↓↓↓

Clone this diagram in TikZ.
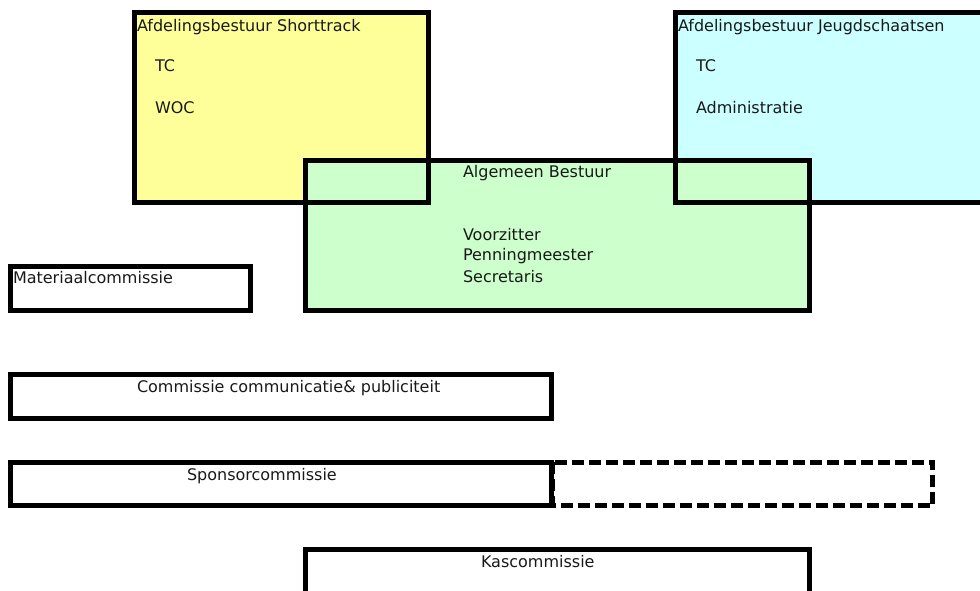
\documentclass[tikz,border=0pt]{standalone}
\usepackage{fontspec}
\setmainfont{DejaVu Sans}
\definecolor{boxyellow}{HTML}{FFFF99}
\definecolor{boxgreen}{HTML}{CCFFCC}
\definecolor{boxcyan}{HTML}{CCFFFF}
\tikzset{
  frame/.style={draw=black, line width=3.5pt, line join=miter},
  dashframe/.style={frame, dash pattern=on 9pt off 3.75pt},
  lbl/.style={anchor=base west, inner sep=0pt, outer sep=0pt, text=black!90,
    font=\fontsize{12}{14}\selectfont}
}
\begin{document}
\begin{tikzpicture}[x=0.75pt, y=-0.75pt]
\useasboundingbox (0,0) rectangle (980,591);
\clip (0,0) rectangle (980,591);
% fills
\fill[boxyellow] (134.25,12.25) rectangle (428.75,202.75);
\fill[boxcyan] (675.25,12.25) rectangle (1000,202.75);
\fill[boxgreen] (305.25,160.25) rectangle (809.75,310.75);
% frames
\draw[frame] (134.25,12.25) rectangle (428.75,202.75);
\draw[frame] (675.25,12.25) rectangle (1000,202.75);
\draw[frame] (305.25,160.25) rectangle (809.75,310.75);
\draw[frame] (10.25,266.25) rectangle (250.75,310.75);
\draw[frame] (10.25,374.25) rectangle (551.75,418.75);
\draw[dashframe] (553,462.25) rectangle (932.75,505.75);
\draw[frame] (10.25,462.25) rectangle (551.75,505.75);
\draw[frame] (305.25,549.25) rectangle (809.75,620);
% texts
\node[lbl] (st) at (137,31.5) {Afdelingsbestuur Shorttrack};
\node[lbl] (sttc) at (155,71.5) {TC};
\node[lbl] (stwoc) at (155,113.5) {WOC};
\node[lbl] (jg) at (678,31.5) {Afdelingsbestuur Jeugdschaatsen};
\node[lbl] (jgtc) at (696,71.5) {TC};
\node[lbl] (jgadm) at (696,113.5) {Administratie};
\node[lbl] (ab) at (463,177.5) {Algemeen Bestuur};
\node[lbl] (vz) at (463,240.5) {Voorzitter};
\node[lbl] (pm) at (463,260.5) {Penningmeester};
\node[lbl] (sc) at (463,282) {Secretaris};
\node[lbl] (mat) at (13,283.5) {Materiaalcommissie};
\node[lbl] (com) at (137,392.5) {Commissie communicatie\& publiciteit};
\node[lbl] (spo) at (187,480.5) {Sponsorcommissie};
\node[lbl] (kas) at (481,567.5) {Kascommissie};
\end{tikzpicture}
\end{document}
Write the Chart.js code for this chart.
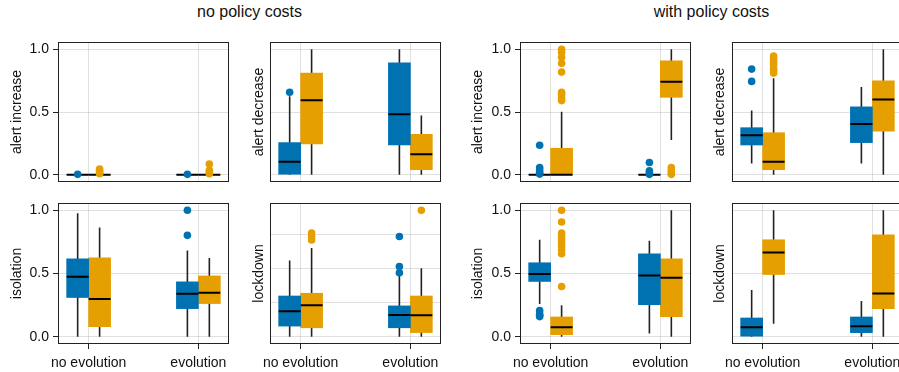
<!DOCTYPE html>
<html>
<head>
<meta charset="utf-8">
<script src="https://cdn.jsdelivr.net/npm/chart.js@4.4.0/dist/chart.umd.min.js"></script>
<style>
    html, body {
        margin: 0;
        padding: 0;
        background: #fff;
        width: 899px;
        height: 372px;
        overflow: hidden;
        position: relative;
        font-family: 'Liberation Sans', Arial, sans-serif;
    }
    .titulo {
        position: absolute;
        top: 2px;
        width: 381px;
        font-size: 16px;
        line-height: 20px;
        color: #111;
        text-align: center;
    }
    canvas { position: absolute; }
</style>
</head>
<body>
<div class="titulo" style="left:59px">no policy costs</div>
<div class="titulo" style="left:521px">with policy costs</div>
<script>
// Categorias do eixo x
const categorias = ['no evolution', 'evolution'];
const posCategorias = [1, 2];

// Cada caixa: [bigode inferior, q1, mediana, q3, bigode superior], uma por categoria
// A = série azul, B = série laranja

// no policy costs / alert increase
const ncAlertaSobeA = [[0, 0, 0, 0, 0], [0, 0, 0, 0, 0]];
const ncAlertaSobeB = [[0, 0, 0, 0, 0], [0, 0, 0, 0, 0]];
const ncAlertaSobeOutA = [[0.003], [0.003]];
const ncAlertaSobeOutB = [[0.008, 0.02, 0.035, 0.045], [0.008, 0.02, 0.035, 0.085]];

// no policy costs / alert decrease
const ncAlertaDesceA = [[0, 0, 0.103, 0.256, 0.625], [0, 0.237, 0.483, 0.892, 1.0]];
const ncAlertaDesceB = [[0, 0.245, 0.594, 0.81, 1.0], [0, 0.04, 0.164, 0.322, 0.472]];
const ncAlertaDesceOutA = [[0.657], []];
const ncAlertaDesceOutB = [[], []];

// no policy costs / isolation
const ncIsolamentoA = [[0, 0.31, 0.474, 0.616, 0.976], [0, 0.222, 0.339, 0.434, 0.683]];
const ncIsolamentoB = [[0, 0.079, 0.299, 0.624, 0.865], [0, 0.262, 0.347, 0.481, 0.622]];
const ncIsolamentoOutA = [[], [0.802, 1.0]];
const ncIsolamentoOutB = [[], []];

// no policy costs / lockdown
const ncLockdownA = [[0, 0.031, 0.074, 0.119, 0.223], [0, 0.026, 0.0635, 0.09, 0.178]];
const ncLockdownB = [[0, 0.026, 0.092, 0.127, 0.259], [0, 0.012, 0.0626, 0.119, 0.2]];
const ncLockdownOutA = [[], [0.187, 0.205, 0.293]];
const ncLockdownOutB = [[0.283, 0.293, 0.303], [0.3695]];

// with policy costs / alert increase
const wcAlertaSobeA = [[0, 0, 0, 0, 0], [0, 0, 0, 0, 0]];
const wcAlertaSobeB = [[0, 0, 0, 0.211, 0.501], [0.277, 0.617, 0.741, 0.908, 1.0]];
const wcAlertaSobeOutA = [[0.005, 0.02, 0.04, 0.058, 0.235], [0.003, 0.013, 0.032, 0.098]];
const wcAlertaSobeOutB = [[0.591, 0.612, 0.639, 0.657, 0.818, 0.889, 0.937, 0.974, 1.0], [0.003, 0.013, 0.032, 0.058]];

// with policy costs / alert decrease
const wcAlertaDesceA = [[0.09, 0.237, 0.314, 0.375, 0.512], [0.09, 0.256, 0.404, 0.541, 0.699]];
const wcAlertaDesceB = [[0, 0.04, 0.103, 0.335, 0.77], [0, 0.348, 0.599, 0.749, 1.0]];
const wcAlertaDesceOutA = [[0.744, 0.842], []];
const wcAlertaDesceOutB = [[0.81, 0.83, 0.85, 0.88, 0.9, 0.92, 0.945], []];

// with policy costs / isolation
const wcIsolamentoA = [[0.259, 0.437, 0.497, 0.585, 0.767], [0.026, 0.254, 0.484, 0.656, 0.759]];
const wcIsolamentoB = [[0, 0.016, 0.074, 0.156, 0.249], [0, 0.159, 0.466, 0.616, 1.0]];
const wcIsolamentoOutA = [[0.159, 0.17, 0.18, 0.206], []];
const wcIsolamentoOutB = [[0.397, 0.656, 0.685, 0.714, 0.741, 0.77, 0.794, 0.82, 0.907, 1.0], []];

// with policy costs / lockdown
const wcLockdownA = [[0, 0, 0.074, 0.148, 0.37], [0, 0.032, 0.082, 0.156, 0.283]];
const wcLockdownB = [[0.103, 0.492, 0.667, 0.767, 1.0], [0, 0.222, 0.341, 0.807, 1.0]];
const wcLockdownOutA = [[], []];
const wcLockdownOutB = [[], []];

// Marcas do eixo y
const ticksPadrao = [0, 0.5, 1];
const ticksLockdown = [0, 0.1, 0.2, 0.3];

// Cores e layout
const corA = '#0072B2';
const corB = '#E69F00';
const corGrade = 'rgba(0, 0, 0, 0.12)';
const corEixo = '#222';
const corTexto = '#111';
const fonte = "'Liberation Sans', Arial, sans-serif";

const colunas = [59, 271, 521, 733];
const linhas = [43, 204];
const centroTituloY = [17.3, 259.3, 478.3, 720];
const larguraPlot = 169;
const alturaPlot = 139;
const margemEsq = 59;
const margemDir = 6;
const margemSup = 5;
const margemInf = 3;
const margemInfRotulos = 30;
const xMin = 0.73, xMax = 2.27;
const deslocamento = 0.1;
const larguraCaixa = 0.2;

const paineis = [
    { col: 0, lin: 0, rotulo: 'alert increase', a: ncAlertaSobeA, b: ncAlertaSobeB, aOut: ncAlertaSobeOutA, bOut: ncAlertaSobeOutB, topo: 1, ticks: ticksPadrao },
    { col: 1, lin: 0, rotulo: 'alert decrease', a: ncAlertaDesceA, b: ncAlertaDesceB, aOut: ncAlertaDesceOutA, bOut: ncAlertaDesceOutB, topo: 1, ticks: ticksPadrao },
    { col: 0, lin: 1, rotulo: 'isolation', a: ncIsolamentoA, b: ncIsolamentoB, aOut: ncIsolamentoOutA, bOut: ncIsolamentoOutB, topo: 1, ticks: ticksPadrao },
    { col: 1, lin: 1, rotulo: 'lockdown', a: ncLockdownA, b: ncLockdownB, aOut: ncLockdownOutA, bOut: ncLockdownOutB, topo: 0.3695, ticks: ticksLockdown },
    { col: 2, lin: 0, rotulo: 'alert increase', a: wcAlertaSobeA, b: wcAlertaSobeB, aOut: wcAlertaSobeOutA, bOut: wcAlertaSobeOutB, topo: 1, ticks: ticksPadrao },
    { col: 3, lin: 0, rotulo: 'alert decrease', a: wcAlertaDesceA, b: wcAlertaDesceB, aOut: wcAlertaDesceOutA, bOut: wcAlertaDesceOutB, topo: 1, ticks: ticksPadrao },
    { col: 2, lin: 1, rotulo: 'isolation', a: wcIsolamentoA, b: wcIsolamentoB, aOut: wcIsolamentoOutA, bOut: wcIsolamentoOutB, topo: 1, ticks: ticksPadrao },
    { col: 3, lin: 1, rotulo: 'lockdown', a: wcLockdownA, b: wcLockdownB, aOut: wcLockdownOutA, bOut: wcLockdownOutB, topo: 1, ticks: ticksPadrao }
];

// Moldura completa em volta da área do gráfico
const molduraPlugin = {
    id: 'moldura',
    afterDraw(chart) {
        const { ctx, chartArea: a } = chart;
        ctx.save();
        ctx.strokeStyle = corEixo;
        ctx.lineWidth = 1;
        ctx.strokeRect(a.left - 0.5, a.top - 0.5, a.right - a.left + 1, a.bottom - a.top + 1);
        ctx.restore();
    }
};

// Zera o espaço extra que o Chart.js reserva para os rótulos das pontas
function semPadding(s) {
    s.paddingTop = 0;
    s.paddingBottom = 0;
    s.paddingLeft = 0;
    s.paddingRight = 0;
}

function montarSerie(caixas, outliers, cor, desloc, datasets) {
    const bigodes = [];
    const medianas = [];
    const barras = [];
    const pontos = [];

    caixas.forEach((c, i) => {
        const x = posCategorias[i] + desloc;
        bigodes.push({ x: x, y: c[0] }, { x: x, y: c[4] }, { x: x, y: null });
        barras.push({ x: x, y: [c[1], c[3]] });
        medianas.push({ x: x - larguraCaixa / 2, y: c[2] }, { x: x + larguraCaixa / 2, y: c[2] }, { x: x, y: null });
        outliers[i].forEach(v => pontos.push({ x: x, y: v }));
    });

    datasets.push({
        type: 'line', data: bigodes, borderColor: corEixo, borderWidth: 1.6,
        pointRadius: 0, spanGaps: false, order: 4
    });
    datasets.push({
        type: 'bar', data: barras, backgroundColor: cor, borderWidth: 0,
        grouped: false, barThickness: Math.round(larguraCaixa * larguraPlot / (xMax - xMin)), order: 3
    });
    datasets.push({
        type: 'line', data: medianas, borderColor: '#000', borderWidth: 2,
        pointRadius: 0, spanGaps: false, order: 2
    });
    datasets.push({
        type: 'scatter', data: pontos, backgroundColor: cor, borderWidth: 0,
        pointRadius: 3.8, order: 1
    });
}

function criarPainel(p) {
    const inferior = p.lin === 1;
    const comRotulosY = p.col % 2 === 0;
    const esquerda = colunas[p.col] - margemEsq;

    const canvas = document.createElement('canvas');
    canvas.width = larguraPlot + margemEsq + margemDir;
    canvas.height = alturaPlot + margemSup + (inferior ? margemInfRotulos : margemInf);
    canvas.style.left = esquerda + 'px';
    canvas.style.top = (linhas[p.lin] - margemSup) + 'px';
    document.body.appendChild(canvas);

    const datasets = [];
    montarSerie(p.a, p.aOut, corA, -deslocamento, datasets);
    montarSerie(p.b, p.bOut, corB, deslocamento, datasets);

    new Chart(canvas.getContext('2d'), {
        type: 'bar',
        data: { datasets: datasets },
        plugins: [molduraPlugin],
        options: {
            responsive: false,
            animation: false,
            devicePixelRatio: 1,
            layout: { padding: { top: margemSup, right: margemDir, left: 0, bottom: 0 } },
            plugins: {
                legend: { display: false },
                tooltip: { enabled: false }
            },
            scales: {
                x: {
                    type: 'linear',
                    min: xMin,
                    max: xMax,
                    offset: false,
                    afterBuildTicks: s => {
                        s.ticks = (inferior ? posCategorias : [1, 1.5, 2]).map(v => ({ value: v }));
                    },
                    afterFit: s => {
                        s.height = inferior ? margemInfRotulos : margemInf;
                        semPadding(s);
                    },
                    grid: {
                        color: corGrade,
                        offset: false,
                        drawTicks: inferior,
                        tickLength: 6,
                        tickColor: corEixo
                    },
                    border: { display: false },
                    ticks: {
                        display: inferior,
                        autoSkip: false,
                        maxRotation: 0,
                        padding: 6,
                        color: corTexto,
                        font: { size: 14, family: fonte },
                        callback: v => categorias[posCategorias.indexOf(v)]
                    }
                },
                y: {
                    type: 'linear',
                    min: -0.05 * p.topo,
                    max: 1.05 * p.topo,
                    afterBuildTicks: s => { s.ticks = p.ticks.map(v => ({ value: v })); },
                    afterFit: s => {
                        s.width = margemEsq;
                        semPadding(s);
                    },
                    grid: {
                        color: corGrade,
                        drawTicks: comRotulosY,
                        tickLength: 6,
                        tickColor: corEixo
                    },
                    border: { display: false },
                    ticks: {
                        display: comRotulosY,
                        padding: 4,
                        color: corTexto,
                        font: { size: 14, family: fonte },
                        callback: v => v.toFixed(1)
                    },
                    title: {
                        display: true,
                        text: p.rotulo,
                        color: corTexto,
                        font: { size: 14, family: fonte },
                        padding: { top: centroTituloY[p.col] - esquerda - 8.4, bottom: 0 }
                    }
                }
            }
        }
    });
}

paineis.forEach(criarPainel);
</script>
</body>
</html>
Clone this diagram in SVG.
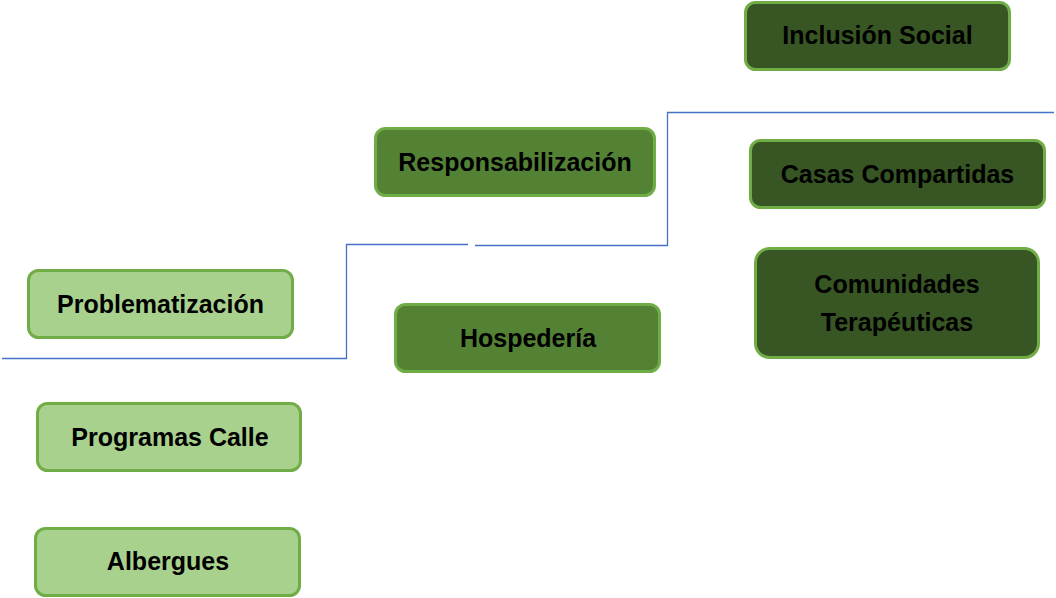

↑↑↑

PROBLEM DESCRIPTION →
Copy every line that includes the string "diagram" from the material above.

RESPONSE →
Clone this diagram in TikZ.
Clone this diagram in SVG.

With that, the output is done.